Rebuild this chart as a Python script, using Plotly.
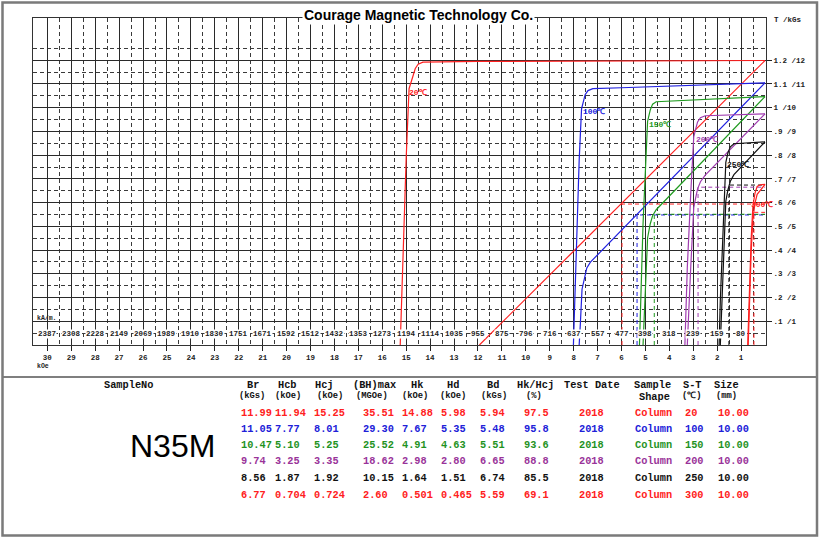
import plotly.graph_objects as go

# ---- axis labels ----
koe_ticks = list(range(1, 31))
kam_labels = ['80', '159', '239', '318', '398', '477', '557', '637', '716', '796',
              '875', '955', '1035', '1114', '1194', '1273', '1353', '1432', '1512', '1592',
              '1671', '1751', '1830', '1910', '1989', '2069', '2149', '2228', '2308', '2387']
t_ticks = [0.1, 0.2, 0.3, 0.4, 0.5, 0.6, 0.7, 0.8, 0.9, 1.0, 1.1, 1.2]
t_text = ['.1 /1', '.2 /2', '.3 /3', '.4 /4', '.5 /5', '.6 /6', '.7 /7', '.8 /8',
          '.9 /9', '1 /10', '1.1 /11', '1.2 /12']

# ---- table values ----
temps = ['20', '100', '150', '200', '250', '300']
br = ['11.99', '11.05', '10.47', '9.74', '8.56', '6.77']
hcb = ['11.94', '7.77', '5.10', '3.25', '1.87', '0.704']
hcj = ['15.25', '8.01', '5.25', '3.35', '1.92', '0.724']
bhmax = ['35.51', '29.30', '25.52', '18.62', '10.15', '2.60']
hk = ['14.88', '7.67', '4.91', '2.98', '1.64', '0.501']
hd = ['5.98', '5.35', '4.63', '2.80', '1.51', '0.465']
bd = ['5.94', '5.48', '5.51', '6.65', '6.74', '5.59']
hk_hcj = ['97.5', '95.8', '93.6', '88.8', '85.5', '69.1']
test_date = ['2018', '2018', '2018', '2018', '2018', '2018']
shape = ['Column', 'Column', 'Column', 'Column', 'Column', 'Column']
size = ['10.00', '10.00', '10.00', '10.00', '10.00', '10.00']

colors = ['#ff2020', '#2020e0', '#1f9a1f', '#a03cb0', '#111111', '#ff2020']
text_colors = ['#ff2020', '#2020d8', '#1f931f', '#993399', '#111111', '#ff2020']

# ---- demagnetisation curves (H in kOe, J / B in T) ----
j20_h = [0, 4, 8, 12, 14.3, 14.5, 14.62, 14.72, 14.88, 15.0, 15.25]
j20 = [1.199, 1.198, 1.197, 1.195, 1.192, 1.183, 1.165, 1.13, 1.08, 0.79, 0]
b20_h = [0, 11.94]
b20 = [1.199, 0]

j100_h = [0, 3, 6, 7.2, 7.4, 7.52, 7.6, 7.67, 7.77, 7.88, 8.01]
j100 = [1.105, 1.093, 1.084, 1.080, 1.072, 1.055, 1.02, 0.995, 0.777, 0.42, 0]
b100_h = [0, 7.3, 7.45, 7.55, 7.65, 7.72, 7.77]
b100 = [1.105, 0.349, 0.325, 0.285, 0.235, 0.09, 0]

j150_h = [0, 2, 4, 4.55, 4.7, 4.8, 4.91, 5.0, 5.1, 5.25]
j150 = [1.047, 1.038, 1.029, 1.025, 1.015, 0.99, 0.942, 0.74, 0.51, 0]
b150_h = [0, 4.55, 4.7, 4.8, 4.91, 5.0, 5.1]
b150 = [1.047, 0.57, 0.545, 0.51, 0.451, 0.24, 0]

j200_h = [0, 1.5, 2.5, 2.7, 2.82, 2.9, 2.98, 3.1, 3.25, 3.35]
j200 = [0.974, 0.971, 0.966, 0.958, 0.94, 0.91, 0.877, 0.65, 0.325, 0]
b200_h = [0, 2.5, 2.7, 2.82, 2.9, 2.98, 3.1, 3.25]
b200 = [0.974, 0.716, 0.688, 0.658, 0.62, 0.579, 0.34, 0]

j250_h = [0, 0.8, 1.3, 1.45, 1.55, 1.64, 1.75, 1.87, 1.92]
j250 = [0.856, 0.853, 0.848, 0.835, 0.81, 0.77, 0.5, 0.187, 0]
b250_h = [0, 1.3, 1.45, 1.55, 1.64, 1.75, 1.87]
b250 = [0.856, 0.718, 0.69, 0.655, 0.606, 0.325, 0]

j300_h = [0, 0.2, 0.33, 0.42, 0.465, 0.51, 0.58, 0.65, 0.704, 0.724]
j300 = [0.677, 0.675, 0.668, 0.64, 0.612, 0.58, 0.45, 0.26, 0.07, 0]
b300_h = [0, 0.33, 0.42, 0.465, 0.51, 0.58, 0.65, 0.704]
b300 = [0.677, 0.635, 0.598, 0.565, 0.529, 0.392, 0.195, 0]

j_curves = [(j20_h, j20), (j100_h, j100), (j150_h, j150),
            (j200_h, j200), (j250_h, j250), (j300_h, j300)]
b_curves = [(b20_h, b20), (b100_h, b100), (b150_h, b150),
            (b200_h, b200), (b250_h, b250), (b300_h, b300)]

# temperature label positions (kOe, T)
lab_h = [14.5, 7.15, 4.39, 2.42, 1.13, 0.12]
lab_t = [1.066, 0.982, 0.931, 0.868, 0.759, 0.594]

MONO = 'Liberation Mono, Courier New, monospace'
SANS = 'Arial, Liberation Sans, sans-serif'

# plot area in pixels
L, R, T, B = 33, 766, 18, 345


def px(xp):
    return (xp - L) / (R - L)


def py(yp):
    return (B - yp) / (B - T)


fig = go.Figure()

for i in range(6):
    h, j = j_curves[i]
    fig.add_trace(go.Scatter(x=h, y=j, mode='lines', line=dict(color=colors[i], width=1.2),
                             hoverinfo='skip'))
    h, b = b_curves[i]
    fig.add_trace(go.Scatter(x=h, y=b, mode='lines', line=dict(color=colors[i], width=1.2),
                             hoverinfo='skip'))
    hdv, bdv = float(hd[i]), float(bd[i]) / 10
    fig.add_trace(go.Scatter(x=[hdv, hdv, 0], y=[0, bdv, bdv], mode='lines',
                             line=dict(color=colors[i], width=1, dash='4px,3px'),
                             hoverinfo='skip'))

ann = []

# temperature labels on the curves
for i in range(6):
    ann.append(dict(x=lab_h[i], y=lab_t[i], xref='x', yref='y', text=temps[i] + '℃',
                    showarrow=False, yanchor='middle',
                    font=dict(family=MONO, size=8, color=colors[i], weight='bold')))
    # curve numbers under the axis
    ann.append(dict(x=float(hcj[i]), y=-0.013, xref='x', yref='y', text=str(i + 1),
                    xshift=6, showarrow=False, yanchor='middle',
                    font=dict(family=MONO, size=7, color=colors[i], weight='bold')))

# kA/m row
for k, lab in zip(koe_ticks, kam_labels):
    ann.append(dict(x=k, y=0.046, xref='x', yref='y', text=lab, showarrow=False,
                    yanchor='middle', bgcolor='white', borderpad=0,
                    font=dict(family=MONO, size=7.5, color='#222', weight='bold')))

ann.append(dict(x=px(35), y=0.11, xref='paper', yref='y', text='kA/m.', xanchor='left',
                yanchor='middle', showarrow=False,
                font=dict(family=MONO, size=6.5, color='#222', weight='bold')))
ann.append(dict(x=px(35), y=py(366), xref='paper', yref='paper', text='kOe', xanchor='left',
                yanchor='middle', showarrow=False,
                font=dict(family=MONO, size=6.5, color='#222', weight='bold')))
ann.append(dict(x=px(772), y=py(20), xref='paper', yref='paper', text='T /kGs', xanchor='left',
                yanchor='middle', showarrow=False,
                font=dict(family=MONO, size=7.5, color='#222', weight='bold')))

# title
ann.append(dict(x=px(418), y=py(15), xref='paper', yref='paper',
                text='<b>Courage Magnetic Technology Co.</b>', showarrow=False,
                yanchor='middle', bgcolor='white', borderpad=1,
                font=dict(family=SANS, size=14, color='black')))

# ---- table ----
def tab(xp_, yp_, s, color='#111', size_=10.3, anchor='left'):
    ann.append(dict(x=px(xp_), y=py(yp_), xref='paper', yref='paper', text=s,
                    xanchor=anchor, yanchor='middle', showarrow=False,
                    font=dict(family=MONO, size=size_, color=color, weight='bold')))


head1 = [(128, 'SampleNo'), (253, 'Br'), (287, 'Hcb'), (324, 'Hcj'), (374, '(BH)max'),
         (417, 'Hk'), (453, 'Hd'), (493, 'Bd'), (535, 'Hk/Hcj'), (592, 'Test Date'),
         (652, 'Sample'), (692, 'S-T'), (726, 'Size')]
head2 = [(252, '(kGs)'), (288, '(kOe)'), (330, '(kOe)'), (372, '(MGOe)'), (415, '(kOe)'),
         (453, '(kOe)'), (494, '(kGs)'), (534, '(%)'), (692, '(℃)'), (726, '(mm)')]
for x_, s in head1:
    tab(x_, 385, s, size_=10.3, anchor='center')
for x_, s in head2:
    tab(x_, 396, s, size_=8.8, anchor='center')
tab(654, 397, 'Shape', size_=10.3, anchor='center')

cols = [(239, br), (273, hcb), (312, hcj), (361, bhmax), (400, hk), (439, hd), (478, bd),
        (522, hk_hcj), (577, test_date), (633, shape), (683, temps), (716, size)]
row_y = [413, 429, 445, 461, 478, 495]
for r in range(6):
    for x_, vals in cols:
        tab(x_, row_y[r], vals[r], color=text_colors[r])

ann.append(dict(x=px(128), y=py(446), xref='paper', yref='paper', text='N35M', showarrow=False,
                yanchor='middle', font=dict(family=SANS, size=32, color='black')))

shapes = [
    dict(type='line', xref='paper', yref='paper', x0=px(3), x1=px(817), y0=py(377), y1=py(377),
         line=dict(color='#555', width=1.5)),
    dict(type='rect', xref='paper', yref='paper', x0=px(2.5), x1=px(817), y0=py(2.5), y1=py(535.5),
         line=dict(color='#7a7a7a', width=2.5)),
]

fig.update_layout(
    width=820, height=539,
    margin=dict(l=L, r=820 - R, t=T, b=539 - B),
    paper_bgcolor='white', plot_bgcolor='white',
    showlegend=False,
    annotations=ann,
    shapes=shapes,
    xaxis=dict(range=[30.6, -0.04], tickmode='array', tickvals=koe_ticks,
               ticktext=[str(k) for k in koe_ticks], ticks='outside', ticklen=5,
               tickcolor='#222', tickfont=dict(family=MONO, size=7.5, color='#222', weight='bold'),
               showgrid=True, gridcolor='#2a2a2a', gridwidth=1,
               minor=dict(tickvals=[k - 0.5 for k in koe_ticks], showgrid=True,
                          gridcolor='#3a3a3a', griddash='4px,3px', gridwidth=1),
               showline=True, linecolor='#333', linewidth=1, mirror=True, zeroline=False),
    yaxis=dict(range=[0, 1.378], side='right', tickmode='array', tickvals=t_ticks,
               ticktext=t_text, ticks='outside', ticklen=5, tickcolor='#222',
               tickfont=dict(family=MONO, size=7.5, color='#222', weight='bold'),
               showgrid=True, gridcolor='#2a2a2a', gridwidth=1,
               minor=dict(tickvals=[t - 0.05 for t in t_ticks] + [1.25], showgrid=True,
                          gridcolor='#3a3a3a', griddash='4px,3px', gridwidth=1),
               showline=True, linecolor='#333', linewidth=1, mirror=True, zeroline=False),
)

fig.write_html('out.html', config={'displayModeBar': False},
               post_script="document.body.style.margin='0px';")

==

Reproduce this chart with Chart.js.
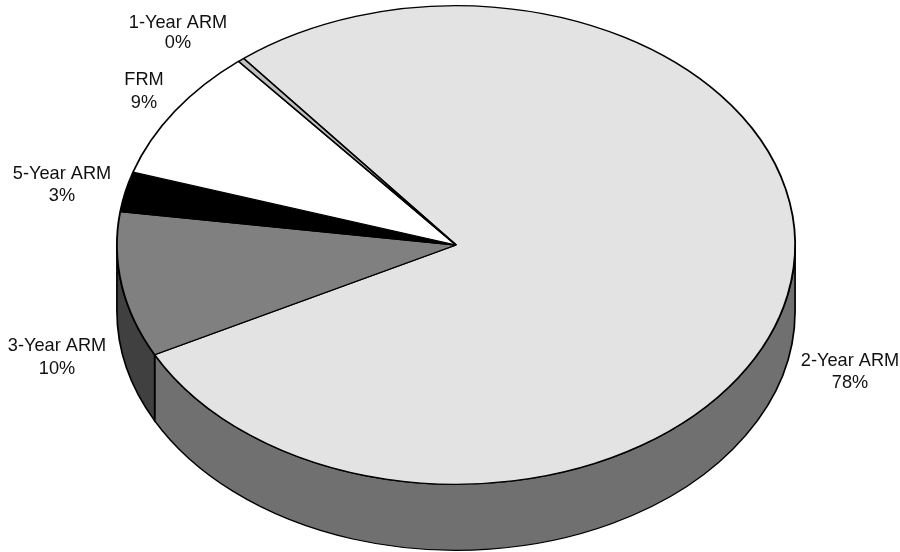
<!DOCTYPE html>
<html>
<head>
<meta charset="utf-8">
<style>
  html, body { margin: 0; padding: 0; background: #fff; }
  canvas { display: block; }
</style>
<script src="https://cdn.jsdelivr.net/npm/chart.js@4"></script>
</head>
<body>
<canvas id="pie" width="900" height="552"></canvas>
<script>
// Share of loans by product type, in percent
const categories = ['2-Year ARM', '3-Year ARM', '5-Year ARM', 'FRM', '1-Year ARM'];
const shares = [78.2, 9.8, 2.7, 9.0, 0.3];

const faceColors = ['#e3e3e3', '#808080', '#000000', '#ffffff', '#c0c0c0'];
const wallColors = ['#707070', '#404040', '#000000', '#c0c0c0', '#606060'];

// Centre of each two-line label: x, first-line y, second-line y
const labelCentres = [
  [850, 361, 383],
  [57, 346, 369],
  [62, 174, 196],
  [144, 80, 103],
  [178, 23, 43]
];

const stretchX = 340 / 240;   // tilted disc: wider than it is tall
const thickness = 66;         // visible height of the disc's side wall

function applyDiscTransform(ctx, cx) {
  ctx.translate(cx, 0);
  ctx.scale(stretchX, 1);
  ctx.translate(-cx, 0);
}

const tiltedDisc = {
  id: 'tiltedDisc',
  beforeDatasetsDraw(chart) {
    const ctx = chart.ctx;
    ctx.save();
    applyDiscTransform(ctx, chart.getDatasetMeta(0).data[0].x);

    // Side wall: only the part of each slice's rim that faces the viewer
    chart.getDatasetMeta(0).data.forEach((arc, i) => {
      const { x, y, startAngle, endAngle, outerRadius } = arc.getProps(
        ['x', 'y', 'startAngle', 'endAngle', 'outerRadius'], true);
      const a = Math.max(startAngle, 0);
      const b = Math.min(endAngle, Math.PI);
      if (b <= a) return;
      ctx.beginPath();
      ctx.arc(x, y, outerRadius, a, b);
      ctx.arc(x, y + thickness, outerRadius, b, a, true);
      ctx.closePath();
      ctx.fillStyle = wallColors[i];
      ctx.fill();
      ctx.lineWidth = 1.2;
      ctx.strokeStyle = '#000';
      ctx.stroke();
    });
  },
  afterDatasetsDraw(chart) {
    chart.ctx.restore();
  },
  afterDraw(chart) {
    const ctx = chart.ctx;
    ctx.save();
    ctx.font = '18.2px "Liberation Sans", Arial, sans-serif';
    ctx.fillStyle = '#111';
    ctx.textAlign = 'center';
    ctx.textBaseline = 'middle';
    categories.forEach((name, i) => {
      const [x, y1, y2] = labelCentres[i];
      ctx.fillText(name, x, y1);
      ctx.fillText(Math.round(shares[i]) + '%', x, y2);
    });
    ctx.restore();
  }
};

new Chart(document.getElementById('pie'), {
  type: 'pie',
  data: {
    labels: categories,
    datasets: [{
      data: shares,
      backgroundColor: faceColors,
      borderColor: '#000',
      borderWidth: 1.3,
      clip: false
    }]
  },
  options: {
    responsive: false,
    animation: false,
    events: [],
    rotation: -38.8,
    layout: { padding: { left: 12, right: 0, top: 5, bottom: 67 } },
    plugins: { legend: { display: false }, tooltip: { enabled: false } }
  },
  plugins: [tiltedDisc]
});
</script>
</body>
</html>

* WHAT TO PRODUCE: Leaving out all pictures, set down exactly the lines of the material above, from the line with "Rebuild this chart" to the line with "size = ['10.00', '10.00', '10.00', '10.00', '10.00', '10.00']" inclusive, and no others.

* ANSWER TO THIS TASK:
Rebuild this chart as a Python script, using Plotly.
import plotly.graph_objects as go

# ---- axis labels ----
koe_ticks = list(range(1, 31))
kam_labels = ['80', '159', '239', '318', '398', '477', '557', '637', '716', '796',
              '875', '955', '1035', '1114', '1194', '1273', '1353', '1432', '1512', '1592',
              '1671', '1751', '1830', '1910', '1989', '2069', '2149', '2228', '2308', '2387']
t_ticks = [0.1, 0.2, 0.3, 0.4, 0.5, 0.6, 0.7, 0.8, 0.9, 1.0, 1.1, 1.2]
t_text = ['.1 /1', '.2 /2', '.3 /3', '.4 /4', '.5 /5', '.6 /6', '.7 /7', '.8 /8',
          '.9 /9', '1 /10', '1.1 /11', '1.2 /12']

# ---- table values ----
temps = ['20', '100', '150', '200', '250', '300']
br = ['11.99', '11.05', '10.47', '9.74', '8.56', '6.77']
hcb = ['11.94', '7.77', '5.10', '3.25', '1.87', '0.704']
hcj = ['15.25', '8.01', '5.25', '3.35', '1.92', '0.724']
bhmax = ['35.51', '29.30', '25.52', '18.62', '10.15', '2.60']
hk = ['14.88', '7.67', '4.91', '2.98', '1.64', '0.501']
hd = ['5.98', '5.35', '4.63', '2.80', '1.51', '0.465']
bd = ['5.94', '5.48', '5.51', '6.65', '6.74', '5.59']
hk_hcj = ['97.5', '95.8', '93.6', '88.8', '85.5', '69.1']
test_date = ['2018', '2018', '2018', '2018', '2018', '2018']
shape = ['Column', 'Column', 'Column', 'Column', 'Column', 'Column']
size = ['10.00', '10.00', '10.00', '10.00', '10.00', '10.00']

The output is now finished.